* begin Data segment *
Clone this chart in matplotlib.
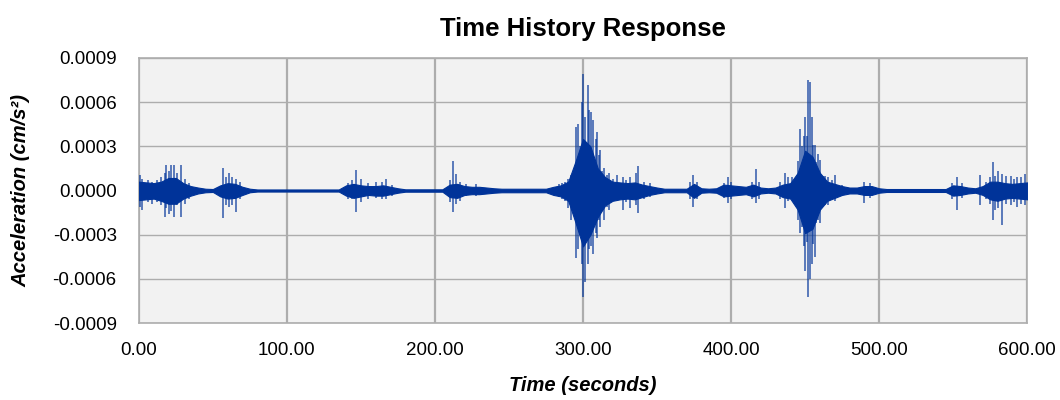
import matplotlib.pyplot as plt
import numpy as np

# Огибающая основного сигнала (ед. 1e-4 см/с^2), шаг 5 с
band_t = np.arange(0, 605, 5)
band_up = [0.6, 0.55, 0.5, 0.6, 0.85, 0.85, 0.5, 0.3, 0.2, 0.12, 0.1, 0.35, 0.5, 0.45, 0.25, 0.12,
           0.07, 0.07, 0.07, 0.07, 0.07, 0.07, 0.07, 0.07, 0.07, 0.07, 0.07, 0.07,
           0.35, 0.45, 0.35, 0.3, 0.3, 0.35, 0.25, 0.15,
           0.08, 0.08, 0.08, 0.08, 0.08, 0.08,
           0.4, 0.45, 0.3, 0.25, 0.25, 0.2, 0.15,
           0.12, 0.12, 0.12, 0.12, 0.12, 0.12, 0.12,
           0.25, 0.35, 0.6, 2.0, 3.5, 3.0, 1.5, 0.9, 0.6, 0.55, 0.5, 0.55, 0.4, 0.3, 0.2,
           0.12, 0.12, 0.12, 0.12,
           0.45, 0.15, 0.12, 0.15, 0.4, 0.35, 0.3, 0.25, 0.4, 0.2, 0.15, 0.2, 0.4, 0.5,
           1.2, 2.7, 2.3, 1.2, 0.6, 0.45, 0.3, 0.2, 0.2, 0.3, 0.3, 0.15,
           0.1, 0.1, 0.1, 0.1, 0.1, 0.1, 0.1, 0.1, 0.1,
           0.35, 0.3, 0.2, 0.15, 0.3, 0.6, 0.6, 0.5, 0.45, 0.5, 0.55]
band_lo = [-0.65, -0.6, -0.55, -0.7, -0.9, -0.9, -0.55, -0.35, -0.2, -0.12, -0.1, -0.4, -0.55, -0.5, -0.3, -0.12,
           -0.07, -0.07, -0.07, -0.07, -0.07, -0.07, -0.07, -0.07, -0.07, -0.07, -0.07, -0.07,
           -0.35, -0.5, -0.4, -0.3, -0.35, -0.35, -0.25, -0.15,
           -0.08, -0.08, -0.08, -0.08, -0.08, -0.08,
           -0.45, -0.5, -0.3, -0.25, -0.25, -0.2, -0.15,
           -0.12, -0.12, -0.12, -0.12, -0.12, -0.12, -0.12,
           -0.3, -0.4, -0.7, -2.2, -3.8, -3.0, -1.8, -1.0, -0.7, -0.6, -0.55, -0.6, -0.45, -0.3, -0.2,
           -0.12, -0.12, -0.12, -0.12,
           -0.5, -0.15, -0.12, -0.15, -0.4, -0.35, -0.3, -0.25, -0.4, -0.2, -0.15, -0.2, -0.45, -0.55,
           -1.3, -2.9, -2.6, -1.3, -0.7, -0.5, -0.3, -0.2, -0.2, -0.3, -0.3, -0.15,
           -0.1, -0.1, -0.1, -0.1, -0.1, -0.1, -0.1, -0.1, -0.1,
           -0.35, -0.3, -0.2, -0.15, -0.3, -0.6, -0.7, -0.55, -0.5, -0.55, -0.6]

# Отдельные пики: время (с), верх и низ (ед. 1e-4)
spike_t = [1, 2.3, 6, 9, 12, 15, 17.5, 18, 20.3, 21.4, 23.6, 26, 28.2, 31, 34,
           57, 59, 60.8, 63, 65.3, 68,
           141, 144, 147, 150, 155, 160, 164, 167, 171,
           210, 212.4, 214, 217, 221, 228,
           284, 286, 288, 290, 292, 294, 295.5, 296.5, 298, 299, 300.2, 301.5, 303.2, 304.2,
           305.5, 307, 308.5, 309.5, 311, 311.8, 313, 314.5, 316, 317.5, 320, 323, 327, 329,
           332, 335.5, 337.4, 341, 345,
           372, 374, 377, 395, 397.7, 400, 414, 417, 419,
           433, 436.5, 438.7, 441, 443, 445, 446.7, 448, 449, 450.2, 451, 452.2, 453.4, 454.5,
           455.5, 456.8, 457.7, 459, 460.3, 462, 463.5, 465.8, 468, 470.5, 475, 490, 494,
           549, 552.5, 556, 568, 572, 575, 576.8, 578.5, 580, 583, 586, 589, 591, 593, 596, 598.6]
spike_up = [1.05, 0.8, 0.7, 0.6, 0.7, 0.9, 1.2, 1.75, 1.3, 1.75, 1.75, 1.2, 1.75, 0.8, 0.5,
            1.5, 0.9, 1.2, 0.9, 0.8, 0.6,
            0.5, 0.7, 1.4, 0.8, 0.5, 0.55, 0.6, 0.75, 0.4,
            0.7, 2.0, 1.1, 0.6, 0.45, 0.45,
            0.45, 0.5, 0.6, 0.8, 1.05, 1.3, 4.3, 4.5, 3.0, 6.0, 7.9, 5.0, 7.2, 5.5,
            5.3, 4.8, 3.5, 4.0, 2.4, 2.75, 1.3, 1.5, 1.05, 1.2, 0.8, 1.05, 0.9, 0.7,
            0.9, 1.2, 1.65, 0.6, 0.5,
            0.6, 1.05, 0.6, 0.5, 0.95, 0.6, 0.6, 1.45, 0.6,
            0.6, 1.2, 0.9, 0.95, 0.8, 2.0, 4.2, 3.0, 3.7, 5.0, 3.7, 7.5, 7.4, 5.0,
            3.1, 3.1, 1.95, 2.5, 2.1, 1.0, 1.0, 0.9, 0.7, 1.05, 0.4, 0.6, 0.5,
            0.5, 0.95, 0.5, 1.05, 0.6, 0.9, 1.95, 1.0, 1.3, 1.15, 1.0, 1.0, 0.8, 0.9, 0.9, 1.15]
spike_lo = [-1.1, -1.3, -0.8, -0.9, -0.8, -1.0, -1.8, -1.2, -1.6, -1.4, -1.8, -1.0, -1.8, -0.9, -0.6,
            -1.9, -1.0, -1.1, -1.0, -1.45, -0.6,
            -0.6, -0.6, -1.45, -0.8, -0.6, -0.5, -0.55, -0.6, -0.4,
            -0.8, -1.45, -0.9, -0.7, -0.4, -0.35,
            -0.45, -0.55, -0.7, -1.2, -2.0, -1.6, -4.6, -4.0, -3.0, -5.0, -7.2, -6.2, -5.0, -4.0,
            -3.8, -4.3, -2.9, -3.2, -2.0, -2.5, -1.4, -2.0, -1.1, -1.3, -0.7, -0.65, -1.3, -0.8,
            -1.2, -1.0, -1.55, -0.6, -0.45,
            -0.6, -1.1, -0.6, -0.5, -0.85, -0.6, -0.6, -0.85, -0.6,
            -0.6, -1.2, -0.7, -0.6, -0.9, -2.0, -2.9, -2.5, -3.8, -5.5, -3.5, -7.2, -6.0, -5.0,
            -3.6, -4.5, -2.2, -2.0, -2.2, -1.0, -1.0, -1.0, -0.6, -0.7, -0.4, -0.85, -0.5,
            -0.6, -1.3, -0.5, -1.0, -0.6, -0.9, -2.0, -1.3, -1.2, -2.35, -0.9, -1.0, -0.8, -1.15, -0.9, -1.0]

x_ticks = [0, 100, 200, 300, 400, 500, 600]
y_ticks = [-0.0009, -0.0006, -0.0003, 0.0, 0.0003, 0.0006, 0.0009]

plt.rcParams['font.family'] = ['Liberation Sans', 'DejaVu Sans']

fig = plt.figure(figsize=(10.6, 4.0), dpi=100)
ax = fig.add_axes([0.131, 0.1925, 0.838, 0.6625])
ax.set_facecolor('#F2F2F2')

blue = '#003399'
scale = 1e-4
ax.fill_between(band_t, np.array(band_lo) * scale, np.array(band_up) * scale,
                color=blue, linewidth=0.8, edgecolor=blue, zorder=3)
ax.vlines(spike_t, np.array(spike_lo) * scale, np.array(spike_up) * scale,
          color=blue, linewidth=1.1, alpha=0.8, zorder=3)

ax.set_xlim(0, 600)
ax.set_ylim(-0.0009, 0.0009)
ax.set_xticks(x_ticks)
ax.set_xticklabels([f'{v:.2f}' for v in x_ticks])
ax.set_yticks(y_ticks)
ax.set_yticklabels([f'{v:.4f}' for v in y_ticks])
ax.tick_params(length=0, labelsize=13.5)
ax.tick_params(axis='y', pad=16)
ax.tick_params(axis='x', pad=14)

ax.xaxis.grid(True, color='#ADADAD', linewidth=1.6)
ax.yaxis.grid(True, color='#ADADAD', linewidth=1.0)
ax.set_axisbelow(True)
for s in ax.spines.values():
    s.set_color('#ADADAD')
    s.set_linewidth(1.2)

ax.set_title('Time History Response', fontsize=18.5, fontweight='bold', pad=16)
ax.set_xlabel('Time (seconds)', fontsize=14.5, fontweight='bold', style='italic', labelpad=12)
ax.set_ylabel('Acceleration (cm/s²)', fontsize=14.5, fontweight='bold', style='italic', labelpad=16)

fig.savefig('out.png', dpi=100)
* end Data segment *
Write out exactly the opening lines of the data, stopping after the line that holds "import numpy as np". Exclude pictures.

Clone this chart in matplotlib.
import matplotlib.pyplot as plt
import numpy as np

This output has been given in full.